I know that to look to pop culture references for a response to this tragedy is pathetic. (No matter that the reference in question was the long-running, Emmy-winning, Bea Arthur immortalized, homo canonized Golden Girls.) But I find myself challenged by Rose Nylan to wrack my burnt out tropical mind for a proper response. (My aunt did get cremated and, no, I am not going to look around for a Save-a-Tree organization that needs to instrumentalize her ashes.)

But maybe the problem with this whole post-Golden Girls dilemma is that I think I can come up with a more substantial response than a twit-minded sitcom character. To even want to respond to (a) death, as if in a duel, is in itself a conundrum. To be challenged by death is really quite confounding; it is also ultimately hopeless. Death will always eventually win. But it is what I do in between — after it happens and before it happens again — that is of significant consequence. (We are, after all, a people of consequence.) What I do after my aunt’s death and before the next, even my own, is ultimately the response that seems to have been most elusive. I quickly remember the analogy of the fish in the aquarium my junior philosophy teacher luvd to use back when I was in school: it is hard to realize you’re in it if and since you’re immersed in it. I am already dealing with her death by just going on with my life.

I took Tim (my bf and a disavowed Baptist) with me to a Jesuit church last Sunday where we lit a candle for my dead aunt. There were no tears, only a quick prayer before we headed out for a Chelsea brunch.

James Wolcott writing about Katie Couric (and referring to her blog entries on this line) from Vanity Fair’s December issue wrote that “no one over the age of 30 should be resorting to all those exclamation marks and capital letters like some juiced-up Crackberry addict.” I thought it was quite a funny and sensible crack at the much-maligned tv diva. I mean, are all those punctuations and capitalizations really necessary for ANYTHING?!!!! Unless your intent is to be rude (which is social suicide in mature and civilized discourse), then there really is no need for it. What lingered in me though, after the initial bite of this juicy barb, was the bar by which Wolcott raised this rule. Thirty apparently is the milestone for crossing over to the new age of soundness in structure and propriety in punctuation. (Maybe 30-year-olds should start running high school papers.)
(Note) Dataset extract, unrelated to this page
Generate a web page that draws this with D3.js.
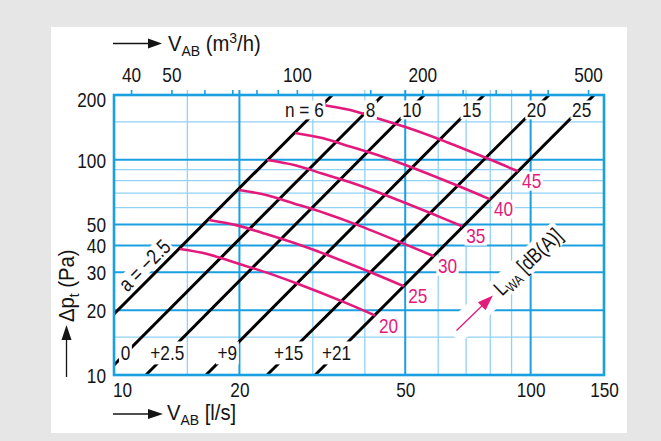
<!DOCTYPE html>
<html><head><meta charset="utf-8">
<script src="https://cdn.jsdelivr.net/npm/d3@7"></script>
<style>
html,body{margin:0;padding:0;background:#e6e6e6;}
svg{display:block;}
</style></head><body>
<svg id="c" width="661" height="441"></svg>
<script>
// ---------- data ----------
const xTicksLs = [10, 20, 50, 100, 150];
const yTicks = [10, 20, 30, 40, 50, 100, 200];
const topTicksLabeled = [40, 50, 100, 200, 500];
const topTicksMinor = [60, 70, 80, 90, 150, 250, 300, 400];
const xGridMajor = [20, 50, 100];
const xGridMinor = [15, 30, 40, 60, 70, 80, 90];
const yGridMajor = [20, 30, 40, 50, 100];
const yGridMinor = [15, 60, 70, 80, 90, 150];
const nLabels = ["6", "8", "10", "15", "20", "25"];
const aLabels = ["\u22122.5", "0", "+2.5", "+9", "+15", "+21"];
// black lines: start/end (V in l/s, dp in Pa)
const lineStartV = [10, 10, 11.93, 16.63, 23.3, 30.4];
const lineStartP = [19.2, 11.13, 10, 10, 10, 10];
const lineEndV = [33.4, 44.2, 55.5, 77.3, 110.7, 142];
const lineEndP = [200, 200, 200, 200, 200, 200];
// pink curves: constant sound power L_WA
const lwaLabels = ["45", "40", "35", "30", "25", "20"];
const lwa45V = [31.75, 36.9, 43.0, 51.3, 60.6, 78.6, 93.3];
const lwa45P = [179.8, 170.3, 155.6, 139.8, 124.3, 101.6, 88.4];
const lwa40V = [27.2, 31.61, 36.83, 43.94, 51.91, 67.33, 79.9];
const lwa40P = [133.3, 126.2, 115.3, 103.6, 92.1, 75.3, 65.5];
const lwa35V = [23.3, 27.07, 31.55, 37.64, 44.46, 57.67, 68.5];
const lwa35P = [99.8, 94.6, 86.4, 77.6, 69.0, 56.4, 49.1];
const lwa30V = [19.95, 23.19, 27.02, 32.24, 38.08, 49.39, 58.6];
const lwa30P = [72.4, 68.6, 62.7, 56.3, 50.1, 40.9, 35.6];
const lwa25V = [16.9, 19.65, 22.89, 27.31, 32.26, 41.85, 49.7];
const lwa25P = [52.5, 49.7, 45.5, 40.8, 36.3, 29.7, 25.8];
const lwa20V = [14.4, 16.74, 19.50, 23.27, 27.49, 35.65, 42.3];
const lwa20P = [38.5, 36.5, 33.3, 29.9, 26.6, 21.8, 18.9];
const lwaV = [lwa45V, lwa40V, lwa35V, lwa30V, lwa25V, lwa20V];
const lwaP = [lwa45P, lwa40P, lwa35P, lwa30P, lwa25P, lwa20P];

// ---------- drawing ----------
const W = 661, H = 441;
const BLUE = '#1a9fe0', LBLUE = '#92d2f3', PINK = '#e4197c', INK = '#141414';
const FONT = '"Liberation Sans", Arial, Helvetica, sans-serif';
const FS = 21, FSS = 14, SX = 0.82;
const TFS = 22.5, TFSS = 15.5, TSX = 0.9;

const svg = d3.select('#c').attr('font-family', FONT);
svg.append('rect').attr('width', W).attr('height', H).attr('fill', '#e6e6e6');
svg.append('rect').attr('x', 51).attr('y', 27).attr('width', 576).attr('height', 406).attr('fill', '#fff');

const x = d3.scaleLog().domain([10, 150]).range([114, 604]);
const y = d3.scaleLog().domain([10, 200]).range([375, 95]);
const xTop = d3.scaleLog().domain([36.4, 36.4 * 15]).range([114, 604]);

const gGrid = svg.append('g'), gKL = svg.append('g'), gLines = svg.append('g'),
      gPink = svg.append('g'), gKH = svg.append('g'), gText = svg.append('g'), gBorder = svg.append('g');

// condense text horizontally (narrow grotesque look)
function narrow(sel, s) {
  const k = s || SX;
  sel.each(function () {
    const e = d3.select(this);
    const tx = +e.attr('x') || 0, ty = +e.attr('y') || 0;
    const pre = e.attr('transform') || '';
    e.attr('x', 0).attr('y', 0).attr('transform', `${pre} translate(${tx},${ty}) scale(${k},1)`);
  });
  return sel;
}

// grid
function vline(v, col, w) {
  gGrid.append('line').attr('x1', x(v)).attr('x2', x(v)).attr('y1', y(10)).attr('y2', y(200) - 5)
    .attr('stroke', col).attr('stroke-width', w);
}
function hline(v, col, w) {
  gGrid.append('line').attr('x1', x(10)).attr('x2', x(150)).attr('y1', y(v)).attr('y2', y(v))
    .attr('stroke', col).attr('stroke-width', w);
}
xGridMinor.forEach(v => vline(v, LBLUE, 1.3));
yGridMinor.forEach(v => hline(v, LBLUE, 1.3));
xGridMajor.forEach(v => vline(v, BLUE, 2));
yGridMajor.forEach(v => hline(v, BLUE, 2));

// top axis (m3/h)
const topAx = gGrid.append('g').attr('transform', 'translate(0,95)')
  .call(d3.axisTop(xTop).tickValues(topTicksLabeled.concat(topTicksMinor)).tickSize(5).tickPadding(8)
    .tickFormat(d => topTicksLabeled.includes(d) ? d : ''));
topAx.select('.domain').remove();
topAx.selectAll('line').attr('stroke', BLUE).attr('stroke-width', 1.6);
topAx.attr('font-family', FONT).attr('font-size', FS);
narrow(topAx.selectAll('text').attr('fill', INK));

// left axis
const leftAx = gText.append('g').attr('transform', 'translate(114,0)')
  .call(d3.axisLeft(y).tickValues(yTicks).tickSize(0).tickPadding(8).tickFormat(d3.format('d')));
leftAx.select('.domain').remove();
leftAx.attr('font-family', FONT).attr('font-size', FS);
leftAx.selectAll('text').attr('fill', INK).attr('dy', '0.35em');
leftAx.selectAll('.tick').filter(d => d === 200).select('text').attr('dy', '0.57em');
narrow(leftAx.selectAll('text'));

// bottom axis
const botAx = gText.append('g').attr('transform', 'translate(0,375)')
  .call(d3.axisBottom(x).tickValues(xTicksLs).tickSize(0).tickPadding(7).tickFormat(d3.format('d')));
botAx.select('.domain').remove();
botAx.attr('font-family', FONT).attr('font-size', FS);
botAx.selectAll('text').attr('fill', INK);
botAx.selectAll('.tick').filter(d => d === 10).select('text').attr('x', 8);
narrow(botAx.selectAll('text'));

// black lines
const lineGen = d3.line().x(d => x(d[0])).y(d => y(d[1]));
const linePx = [];
for (let i = 0; i < lineStartV.length; i++) {
  const pts = [[lineStartV[i], lineStartP[i]], [lineEndV[i], lineEndP[i]]];
  gLines.append('path').attr('d', lineGen(pts)).attr('fill', 'none')
    .attr('stroke', '#000').attr('stroke-width', 3);
  linePx.push([x(pts[0][0]), y(pts[0][1]), x(pts[1][0]), y(pts[1][1])]);
}
function xAtY(i, py) {
  const [x0, y0, x1, y1] = linePx[i];
  return x0 + (py - y0) * (x1 - x0) / (y1 - y0);
}

// pink curves
const curveGen = d3.line().x(d => x(d[0])).y(d => y(d[1])).curve(d3.curveCatmullRom);
lwaV.forEach((vs, k) => {
  const pts = vs.map((v, j) => [v, lwaP[k][j]]);
  gPink.append('path').attr('d', curveGen(pts)).attr('fill', 'none')
    .attr('stroke', PINK).attr('stroke-width', 2.6);
});

// white knock-out behind a label
function knock(layer, node, padL, padR, padT, padB, outer) {
  const b = node.getBBox();
  const tr = (outer || '') + ' ' + (node.getAttribute('transform') || '');
  layer.append('rect').attr('x', b.x - padL).attr('y', b.y - padT)
    .attr('width', b.width + padL + padR).attr('height', b.height + padT + padB)
    .attr('fill', '#fff').attr('transform', tr);
}

// n labels (top)
nLabels.forEach((lab, i) => {
  let t;
  if (i === 0) {
    t = gText.append('text').attr('x', xAtY(i, 110) + 6.5).attr('y', 117).attr('text-anchor', 'end')
      .attr('font-size', FS).attr('fill', INK).text('n = ' + lab);
  } else {
    t = gText.append('text').attr('x', xAtY(i, 110) + 2.5).attr('y', 117).attr('text-anchor', 'middle')
      .attr('font-size', FS).attr('fill', INK).text(lab);
  }
  narrow(t);
  knock(gKH, t.node(), 2, 2, -2, -2);
});

// a labels (bottom)
aLabels.forEach((lab, i) => {
  if (i === 0) return;
  const t = gText.append('text').attr('x', xAtY(i, 352) - 1.5).attr('y', 360).attr('text-anchor', 'middle')
    .attr('font-size', FS).attr('fill', INK).text(lab);
  narrow(t);
  knock(gKH, t.node(), 2, 2, 0, 0);
});

// rotated "a = -2.5"
{
  const [x0, y0, x1, y1] = linePx[0];
  const th = Math.atan2(y1 - y0, x1 - x0);
  const px = x(11), py = y0 + (px - x0) * (y1 - y0) / (x1 - x0);
  const ox = px + 5.5 * Math.sin(th), oy = py - 5.5 * Math.cos(th);
  const tr = `translate(${ox},${oy}) rotate(${th * 180 / Math.PI})`;
  const g = gText.append('g').attr('transform', tr);
  const t = g.append('text').attr('font-size', FS).attr('fill', INK).text('a = ' + aLabels[0]);
  narrow(t);
  knock(gKL, t.node(), 1, 2, -2, -3, tr);
}

// pink labels
lwaLabels.forEach((lab, k) => {
  const vs = lwaV[k], ps = lwaP[k];
  const t = gText.append('text').attr('x', x(vs[vs.length - 1]) + 4).attr('y', y(ps[ps.length - 1]) + 17)
    .attr('font-size', FS).attr('fill', PINK).text(lab);
  narrow(t);
  knock(gKL, t.node(), 2, 2, -2, -2);
});

// L_WA arrow + label
{
  const ox = x(66.4), oy = y(16.1);
  const tr = `translate(${ox},${oy}) rotate(-44)`;
  const g = gText.append('g').attr('transform', tr);
  g.append('line').attr('x1', 0).attr('x2', 38).attr('y1', 0).attr('y2', 0).attr('stroke', PINK).attr('stroke-width', 1.3);
  g.append('path').attr('d', 'M35,-5.5L50.5,0L35,5.5Z').attr('fill', PINK);
  const t = g.append('text').attr('x', 56).attr('y', 7.3).attr('font-size', FS).attr('fill', INK);
  t.append('tspan').text('L');
  t.append('tspan').attr('font-size', FSS).attr('dy', 4).text('WA');
  t.append('tspan').attr('dy', -4).text(' [dB(A)]');
  narrow(t);
  const b = t.node().getBBox();
  gKL.append('rect').attr('transform', tr).attr('x', -6).attr('y', -12)
    .attr('width', 56 + (b.x + b.width) * SX + 3 + 6).attr('height', 24).attr('fill', '#fff');
}

// border
gBorder.append('rect').attr('x', 114).attr('y', 95).attr('width', 490).attr('height', 280)
  .attr('fill', 'none').attr('stroke', BLUE).attr('stroke-width', 2.6);

// titles
const gT = svg.append('g').attr('fill', INK);
// top
gT.append('line').attr('x1', 113).attr('x2', 150).attr('y1', 43.5).attr('y2', 43.5).attr('stroke', INK).attr('stroke-width', 1.3);
gT.append('path').attr('d', 'M148,38.5L162,43.5L148,48.5Z');
{
  const t = gT.append('text').attr('x', 168).attr('y', 51).attr('font-size', TFS);
  t.append('tspan').text('V');
  t.append('tspan').attr('font-size', TFSS).attr('dy', 5).text('AB');
  t.append('tspan').attr('dy', -5).text(' (m');
  t.append('tspan').attr('font-size', TFSS).attr('dy', -8).text('3');
  t.append('tspan').attr('dy', 8).text('/h)');
  narrow(t, TSX);
}
// bottom
gT.append('line').attr('x1', 113).attr('x2', 150).attr('y1', 414).attr('y2', 414).attr('stroke', INK).attr('stroke-width', 1.3);
gT.append('path').attr('d', 'M148,409L163,414L148,419Z');
{
  const t = gT.append('text').attr('x', 167).attr('y', 420).attr('font-size', TFS);
  t.append('tspan').text('V');
  t.append('tspan').attr('font-size', TFSS).attr('dy', 5).text('AB');
  t.append('tspan').attr('dy', -5).text(' [l/s]');
  narrow(t, TSX);
}
// left
gT.append('line').attr('x1', 66.5).attr('x2', 66.5).attr('y1', 377).attr('y2', 338).attr('stroke', INK).attr('stroke-width', 1.3);
gT.append('path').attr('d', 'M61.5,340L66.5,325L71.5,340Z');
{
  const t = gT.append('text').attr('transform', 'translate(74,322) rotate(-90)').attr('font-size', TFS);
  t.append('tspan').text('\u0394p');
  t.append('tspan').attr('font-size', TFSS).attr('dy', 5).text('t');
  t.append('tspan').attr('dy', -5).text(' (Pa)');
  narrow(t, TSX);
}
</script>
</body></html>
Then, it hit me. I am turning 30 this year.

I’ll be checking this new box in 6 months. Sometimes, I wish it were as easy to say goodbye to my 20s as it was to my teens. (Only God knows what I did with my teens. Seriously, I can’t remember.) It was such a definitive decade — my big move out west, my coming out, my first great love, my first great heartbreak, my radical reinvention (enough to make me seem like Madonna in the late 90s) among other things — that I feel the need for another 10 to just make sense of it, enough to let it go. But I know I’m not going to be wasting my 30s just living in the past. (I’ve never been one to waste time. Even idling around for webporn is rationalized as creative indulgence in multimedia.) The challenge is always to fully be in the present. It’s bad enough that homos are so ageist. (I might as well be in my old age. Then again, I can always be 29 online for the next 4 years. Heck, I can pass for 27. It seems everyone else lies about their age on their web profiles anyway.) It’s even harder when I realize that it’s not going to be as easy to fall back on my family. (I rarely do anyway — only on money matters.) It’s toughest when I start going all neurotic and start imposing on myself all these delusions of grandeur owed to my new decade. (I’ve already started getting down on myself for still being a studio renter.) But I know that all these petty paranoia are not going to stop me from making the most of the inevitable. Besides, all my friends are in their 30s and it’s just reassuring that they’re all having a grand, old time, pun intended. They’re finding their dream job, buying their own condo, practically getting married. I listen to them and I learn so much. Tim, my bf, is 41 and he’s one of the most well-adjusted people I know. The world doesn’t end after 29. It seems to suddenly start over, refreshing and renewing, in the similar way that a new year begins.

A new year, a new decade. No, not a double whammy but a double whopper.